Scan the material and copy every line in which "with" appears.

Information provided
------------------------------------------------------------------------

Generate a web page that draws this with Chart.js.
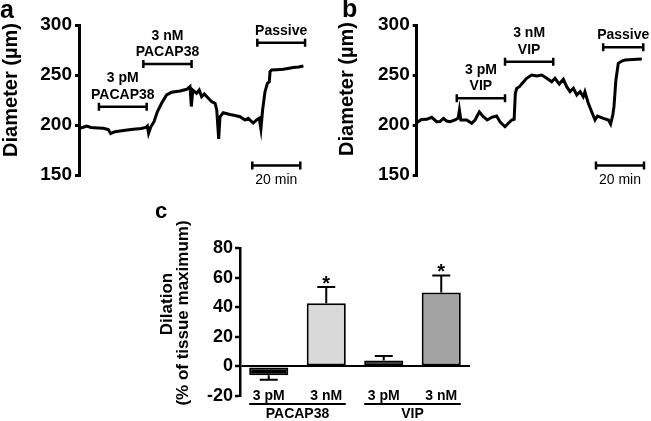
<!DOCTYPE html>
<html>
<head>
<meta charset="utf-8">
<script src="https://cdn.jsdelivr.net/npm/chart.js@4.4.0/dist/chart.umd.min.js"></script>
<style>
  html, body { margin: 0; padding: 0; background: #fff; overflow: hidden; }
  #wrap { position: relative; width: 651px; height: 421px; }
  canvas { position: absolute; }
</style>
</head>
<body>
<div id="wrap">
  <canvas id="chartA" width="325" height="200" style="left:0;top:0"></canvas>
  <canvas id="chartB" width="326" height="200" style="left:325px;top:0"></canvas>
  <canvas id="chartC" width="340" height="221" style="left:140px;top:200px"></canvas>
</div>
<script>
// panel a: diameter trace with PACAP38 (time in min, diameter in µm)
const timeA = [0, 1.5, 3.2, 5, 8, 10.1, 12.2, 13.2, 15, 18.5, 22.6, 26, 27.8, 28.5, 29, 29.9,
  31.25, 32.6, 34.4, 36.5, 38.6, 42.1, 44.9, 46.25, 46.8, 47.4, 49, 50.1, 51.1, 52.2, 53.9,
  55.3, 56.7, 57.4, 58.2, 58.75, 60.1, 62.9, 65, 67.1, 69.2, 70.5, 72.6, 74, 75.1, 75.8,
  76.5, 77.5, 78.5, 79.3, 79.6, 80.3, 82.4, 85.1, 87, 89.3, 91.5, 93.5];
const diamA = [197, 197.5, 199, 197.5, 197, 196.7, 195.5, 191.5, 193.3, 194.5, 195.7, 196.5, 197.5, 199, 191.7, 198,
  203.3, 213, 221.7, 230, 232.7, 234, 235.7, 238.5, 218.5, 235, 231.7, 235, 228.3, 231, 226.7,
  223.3, 221.7, 215, 186, 208.3, 212.3, 210.5, 209.5, 208.3, 205, 206.7, 202, 205, 206.7, 196,
  215, 233.3, 241.7, 243.3, 253.3, 255, 255.3, 255.7, 256.5, 257.5, 258, 259];

// panel b: diameter trace with VIP
const timeB = [0, 0.7, 2, 4.2, 6.25, 8.3, 9.7, 11.1, 12.5, 13.9, 16, 17.3, 17.8, 18.4, 20.8, 22.9,
  24.3, 26.1, 27.75, 29.4, 31.25, 33.3, 34.7, 36.8, 38.2, 39.6, 40.6, 41.1, 41.7, 42.8, 43.75,
  45.8, 47.9, 50, 52.1, 54.2, 56.25, 57.6, 59.4, 61.1, 62.5, 63.9, 65.3, 66.7, 68.1, 69.4,
  70.1, 71.5, 72.9, 74.3, 75.3, 77.8, 79.9, 80.8, 81.7, 82.2, 83, 84, 85.5, 86.8, 90, 93.8];
const diamB = [202, 203.5, 205.5, 205.7, 207.7, 203.3, 203.5, 206.5, 204, 203.3, 205, 207, 215, 205, 205, 201.7,
  205, 213, 208.3, 205, 207.7, 209, 203.3, 198.3, 201.7, 205, 205.7, 231.7, 236.7, 238.3, 241,
  246.7, 250, 249, 250, 246.7, 243.3, 246.7, 241, 245.7, 238.3, 233.3, 236.7, 230, 233.3, 228.3,
  233.3, 221.7, 213.3, 205, 209, 206.7, 205, 201, 210, 218.3, 245, 261.7, 264, 265, 265.5, 266];

const diameterTicks = [150, 200, 250, 300];

// drug application periods (min) and the diameter level their bar sits at
const drugLabelsA = [['3 pM', 'PACAP38'], ['3 nM', 'PACAP38'], ['Passive']];
const drugStartA = [8.3, 26.8, 74.3];
const drugEndA = [28.2, 46.9, 94.2];
const drugLevelA = [218.3, 261, 282.3];

const drugLabelsB = [['3 pM', 'VIP'], ['3 nM', 'VIP'], ['Passive']];
const drugStartB = [16.7, 36.8, 77.7];
const drugEndB = [36.8, 56.9, 94.4];
const drugLevelB = [226.7, 263.3, 277.7];

const scaleBarLabel = '20 min';
const scaleBarMinutes = 20;
const scaleBarStartA = 72.2;
const scaleBarStartB = 74.7;
const scaleBarLevel = 159.5;

// panel c: dilation summary
const doseLabels = ['3 pM', '3 nM', '3 pM', '3 nM'];
const peptideLabels = ['PACAP38', 'VIP'];
const dilationMean = [-6, 42.7, 4, 50];
const dilationSem = [3, 11, 3, 11.5];
const significant = [false, true, false, true];
const dilationTicks = [-20, 0, 20, 40, 60, 80];

const FONT = 'Arial, "Liberation Sans", sans-serif';
Chart.defaults.font.family = FONT;
Chart.defaults.color = '#000';

function rotatedText(ctx, text, cx, cy, font) {
    ctx.save();
    ctx.translate(cx, cy);
    ctx.rotate(-Math.PI / 2);
    ctx.font = font;
    ctx.textAlign = 'center';
    ctx.textBaseline = 'middle';
    ctx.fillText(text, 0, 0);
    ctx.restore();
}

function bracket(ctx, x0, x1, y) {
    ctx.beginPath();
    ctx.moveTo(x0, y); ctx.lineTo(x1, y);
    ctx.moveTo(x0, y - 4); ctx.lineTo(x0, y + 4);
    ctx.moveTo(x1, y - 4); ctx.lineTo(x1, y + 4);
    ctx.stroke();
}

// panel letter + rotated axis titles
function panelText(letter, letterX, letterY, letterSize, titles) {
    return {
        id: 'panelText',
        afterDraw(chart) {
            const ctx = chart.ctx;
            ctx.save();
            ctx.fillStyle = '#000';
            ctx.font = 'bold ' + letterSize + 'px ' + FONT;
            ctx.textAlign = 'left';
            ctx.textBaseline = 'alphabetic';
            ctx.fillText(letter, letterX, letterY);
            titles.forEach(t => rotatedText(ctx, t.text, t.x, t.y, 'bold ' + t.size + 'px ' + FONT));
            ctx.restore();
        }
    };
}

// drug bars and the time scale bar
function drugBars(labels, start, end, level, barStart) {
    return {
        id: 'drugBars',
        afterDraw(chart) {
            const {ctx, scales: {x, y}} = chart;
            ctx.save();
            ctx.strokeStyle = '#000';
            ctx.fillStyle = '#000';
            ctx.lineWidth = 2.5;
            ctx.textAlign = 'center';
            ctx.textBaseline = 'alphabetic';
            ctx.font = 'bold 14px ' + FONT;
            start.forEach((s, i) => {
                const x0 = x.getPixelForValue(s);
                const x1 = x.getPixelForValue(end[i]);
                const yy = y.getPixelForValue(level[i]);
                bracket(ctx, x0, x1, yy);
                const lines = labels[i];
                lines.forEach((t, k) => {
                    ctx.fillText(t, (x0 + x1) / 2, yy - 8 - (lines.length - 1 - k) * 16.5);
                });
            });
            const b0 = x.getPixelForValue(barStart);
            const b1 = x.getPixelForValue(barStart + scaleBarMinutes);
            const by = y.getPixelForValue(scaleBarLevel);
            bracket(ctx, b0, b1, by);
            ctx.font = '14px ' + FONT;
            ctx.fillText(scaleBarLabel, (b0 + b1) / 2, by + 18);
            ctx.restore();
        }
    };
}

function traceChart(id, times, diams, axisWidth, padRight, extraPlugins) {
    return new Chart(document.getElementById(id), {
        type: 'line',
        data: {
            datasets: [{
                data: times.map((t, i) => ({x: t, y: diams[i]})),
                borderColor: '#000',
                borderWidth: 3,
                pointRadius: 0,
                tension: 0,
                fill: false
            }]
        },
        options: {
            responsive: false,
            animation: false,
            layout: { autoPadding: false, padding: { left: 0, right: padRight, top: 25, bottom: 25 } },
            plugins: { legend: { display: false }, tooltip: { enabled: false } },
            scales: {
                x: { type: 'linear', min: 0, max: 94, display: false },
                y: {
                    min: 150,
                    max: 300,
                    afterBuildTicks: s => { s.ticks = diameterTicks.map(v => ({ value: v })); },
                    afterFit: s => { s.width = axisWidth; },
                    ticks: { color: '#000', padding: 3, font: { size: 19, weight: 'bold' } },
                    grid: { drawOnChartArea: false, color: '#000', lineWidth: 3, tickLength: 4 },
                    border: { color: '#000', width: 3 }
                }
            }
        },
        plugins: extraPlugins
    });
}

traceChart('chartA', timeA, diamA, 79, 20.4, [
    drugBars(drugLabelsA, drugStartA, drugEndA, drugLevelA, scaleBarStartA),
    panelText('a', 0, 18, 25, [{ text: 'Diameter (µm)', x: 11, y: 90, size: 20 }])
]);

traceChart('chartB', timeB, diamB, 91.7, 8.7, [
    drugBars(drugLabelsB, drugStartB, drugEndB, drugLevelB, scaleBarStartB),
    panelText('b', 17, 17, 25, [{ text: 'Diameter (µm)', x: 22, y: 89, size: 20 }])
]);

// error bars, significance stars and grouped category labels
const barExtras = {
    id: 'barExtras',
    afterDatasetsDraw(chart) {
        const {ctx, chartArea, scales: {y}} = chart;
        const bars = chart.getDatasetMeta(0).data;
        ctx.save();
        ctx.strokeStyle = '#000';
        ctx.fillStyle = '#000';
        ctx.lineWidth = 2;
        ctx.textAlign = 'center';
        ctx.textBaseline = 'alphabetic';
        bars.forEach((bar, i) => {
            const m = dilationMean[i];
            const s = dilationSem[i];
            const y0 = y.getPixelForValue(m);
            const y1 = y.getPixelForValue(m < 0 ? m - s : m + s);
            ctx.beginPath();
            ctx.moveTo(bar.x, y0); ctx.lineTo(bar.x, y1);
            ctx.moveTo(bar.x - 9, y1); ctx.lineTo(bar.x + 9, y1);
            ctx.stroke();
            if (significant[i]) {
                ctx.font = 'bold 20px ' + FONT;
                ctx.fillText('*', bar.x, y1 + 3);
            }
            ctx.font = 'bold 14px ' + FONT;
            ctx.fillText(doseLabels[i], bar.x, chartArea.bottom + 3.5);
        });
        peptideLabels.forEach((p, g) => {
            const a = bars[g * 2], b = bars[g * 2 + 1];
            const x0 = a.x - a.width / 2, x1 = b.x + b.width / 2;
            ctx.beginPath();
            ctx.moveTo(x0, chartArea.bottom + 8);
            ctx.lineTo(x1, chartArea.bottom + 8);
            ctx.stroke();
            ctx.font = 'bold 14px ' + FONT;
            ctx.fillText(p, (x0 + x1) / 2, chartArea.bottom + 22);
        });
        ctx.restore();
    }
};

new Chart(document.getElementById('chartC'), {
    type: 'bar',
    data: {
        labels: doseLabels,
        datasets: [{
            data: dilationMean,
            backgroundColor: ['#000000', '#d9d9d9', '#000000', '#a3a3a3'],
            borderColor: '#000',
            borderWidth: 2,
            borderSkipped: false,
            barPercentage: 0.68,
            categoryPercentage: 1
        }]
    },
    options: {
        responsive: false,
        animation: false,
        layout: { autoPadding: false, padding: { left: 0, right: 10, top: 48, bottom: 25 } },
        plugins: { legend: { display: false }, tooltip: { enabled: false } },
        scales: {
            x: { display: false },
            y: {
                min: -20,
                max: 80,
                afterBuildTicks: s => { s.ticks = dilationTicks.map(v => ({ value: v })); },
                afterFit: s => { s.width = 100; },
                ticks: { color: '#000', padding: 2, font: { size: 18, weight: 'bold' } },
                grid: {
                    color: c => (c.tick && c.tick.value === 0) ? '#000' : 'rgba(0,0,0,0)',
                    lineWidth: 2,
                    tickColor: '#000',
                    tickWidth: 2.5,
                    tickLength: 5
                },
                border: { color: '#000', width: 2.5 }
            }
        }
    },
    plugins: [
        barExtras,
        panelText('c', 15, 17.5, 22, [
            { text: 'Dilation', x: 27, y: 104, size: 17 },
            { text: '(% of tissue maximum)', x: 43.5, y: 113, size: 17 }
        ])
    ]
});
</script>
</body>
</html>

------------------------------------------------------------------------

Correct result
Generate a web page that draws this with Chart.js.
// panel a: diameter trace with PACAP38 (time in min, diameter in µm)
// panel b: diameter trace with VIP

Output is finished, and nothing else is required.